AZPaul3 responds to me:

quote:
quote:
The amendment is justifying why you have a right to a gun and the reason that it gives is not hunting, self-defense, pleasure shooting, etc. Instead, it says that the reason you are allowed to have a gun is so that you can use it in defense of the State.

Exactly right. And this was the Court's reasoniong in recognizing the 2nd Amendment as embodying an "individual" right to keep and bear arms.


But that flies in the face of all previous decisions regarding the Second Amendment. You don't have an individual right to a gun. You have a collective right. That means you don't have a right to a gun for your, individual needs. Instead, you have a right to a gun for the collective needs of the State.

According to the Second Amendment.

quote:
The question now turns on whether that "right" is necessary any longer in our modern society.

Not at all.

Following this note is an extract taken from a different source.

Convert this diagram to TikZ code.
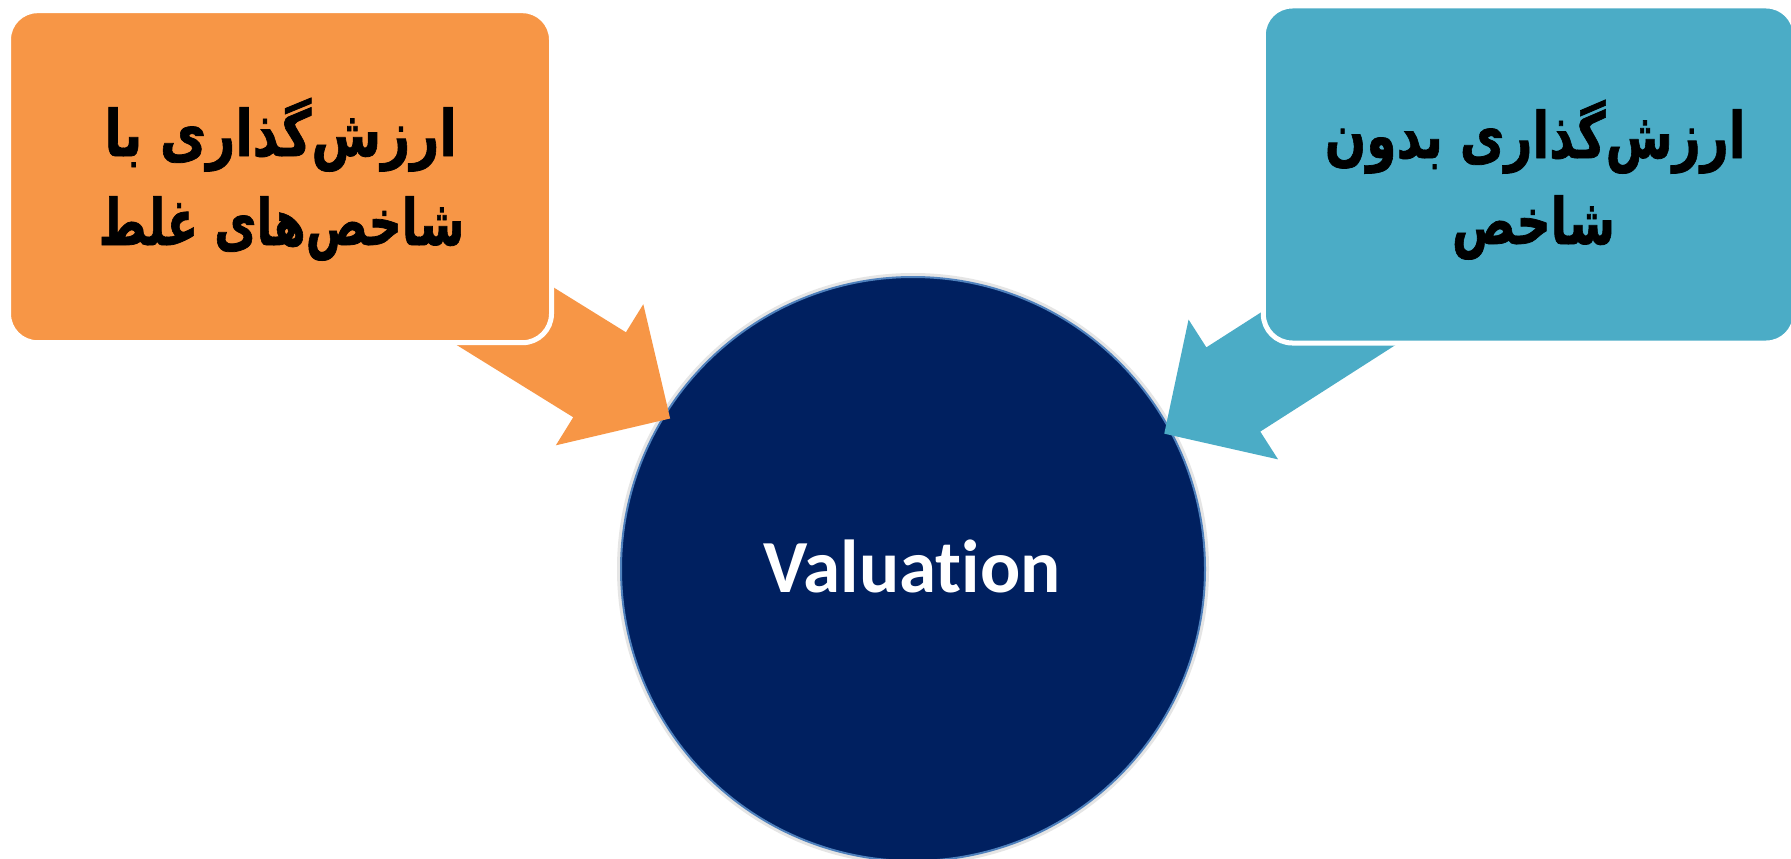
\documentclass[tikz,border=0pt]{standalone}
\usepackage{fontspec}
\usepackage{graphicx}
\usetikzlibrary{calc}
\TeXXeTstate=1
\newfontfamily\persianfont[Script=Arabic, BoldFeatures={FakeBold=1.2}]{DejaVu Sans}
\newfontfamily\latinfont[Ligatures=NoCommon]{Carlito}
\definecolor{orangefill}{HTML}{F79646}
\definecolor{bluefill}{HTML}{4BACC6}
\definecolor{navyfill}{HTML}{002060}
\definecolor{ringblue}{HTML}{4F81BD}
\pgfdeclarelayer{bg}
\pgfdeclarelayer{mid}
\pgfsetlayers{bg,mid,main}
\newcommand\fatext[2][0.74]{\scalebox{#1}[1]{\beginR #2\endR}}
\begin{document}
\begin{tikzpicture}[x=1pt,y=-1pt,
  box/.style={draw=white, line width=5pt, rounded corners=29pt, inner sep=0pt, outer sep=0pt},
  fa/.style={font=\persianfont\bfseries\fontsize{64}{64}\selectfont, text=black, inner sep=0pt, anchor=base},
  valnode/.style={circle, fill=navyfill, draw=ringblue, line width=2pt, minimum size=584pt, inner sep=0pt, outer sep=0pt},
  valtext/.style={font=\latinfont\bfseries\fontsize{75}{75}\selectfont, text=white, inner sep=0pt, anchor=base}]
\useasboundingbox (0,0) rectangle (1791,859);

% boxes
\node[box, fill=orangefill, minimum width=543pt, minimum height=332pt] (b1) at (280,176.7) {};
\node[box, fill=bluefill, minimum width=532pt, minimum height=337pt] (b2) at (1529.3,174.5) {};

% circle
\begin{pgfonlayer}{bg}
\fill[white] (0,0) rectangle (1791,859);
\draw[black!10, line width=4pt] (913,569) circle (294pt);
\node[valnode] (val) at (913,569) {};
\end{pgfonlayer}
\node[valtext] (vallabel) at (912,592) {Valuation};

% texts
\node[fa] (b1a) at (280.5,156) {\fatext[0.79]{ارزش‌گذاری با}};
\node[fa] (b1b) at (281.5,245) {\fatext[0.72]{شاخص‌های غلط}};
\node[fa] (b2a) at (1535,158) {\fatext[0.76]{ارزش‌گذاری بدون}};
\node[fa] (b2b) at (1533.5,244) {\fatext{شاخص}};

% block arrows
\begin{pgfonlayer}{mid}
\coordinate (t1) at (b1.center);
\coordinate (g1) at (val.center);
\coordinate (tip1) at ($(t1)!459pt!(g1)$);
\coordinate (hb1) at ($(t1)!376pt!(g1)$);
\fill[orangefill] ($(t1)!50pt!90:(g1)$) -- ($(hb1)!50pt!90:(g1)$) -- ($(hb1)!83pt!90:(g1)$) -- (tip1)
  -- ($(hb1)!83pt!-90:(g1)$) -- ($(hb1)!50pt!-90:(g1)$) -- ($(t1)!50pt!-90:(g1)$) -- cycle;

\coordinate (t2) at ($(b2.center)+(11.4,18.2)$);
\coordinate (g2) at ($(val.center)+(11.4,18.2)$);
\coordinate (tip2) at ($(t2)!447pt!(g2)$);
\coordinate (hb2) at ($(t2)!365pt!(g2)$);
\fill[bluefill] ($(t2)!50pt!90:(g2)$) -- ($(hb2)!50pt!90:(g2)$) -- ($(hb2)!83pt!90:(g2)$) -- (tip2)
  -- ($(hb2)!83pt!-90:(g2)$) -- ($(hb2)!50pt!-90:(g2)$) -- ($(t2)!50pt!-90:(g2)$) -- cycle;
\end{pgfonlayer}
\end{tikzpicture}
\end{document}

Even if the State comes up with its own defense mechanism, that can fail and the people will be called upon to defend the State.

And Scalia's claim that "We know of no other enumerated constitutional right whose core protection has been subjected to a freestanding 'interest-balancing' approach" seems to forget all about the First Amendment. It's called the "Lemon test."

But then again, Scalia isn't exactly the sharpest tool in the shed.

quote:
The Court's ruling, as you yourself have acknowledged, is correct.

Incorrect. I have said the exact opposite. The Court's ruling is fundamentally flawed. The Second Amendment does not say what Scalia claims. Note, even Scalia sees that he's screwed it up because he goes out of his way to point out that this ruling doesn't affect other rulings about the regulation of arms.

When you have to point out that your ruling which completely contradicts all previous rulings isn't supposed to be interpreted to mean that it contradicts all previous rulings, then you know you've screwed up somewhere.

quote:
For the purposes of forming a militia the people have an indiviual right to keep and bear arms.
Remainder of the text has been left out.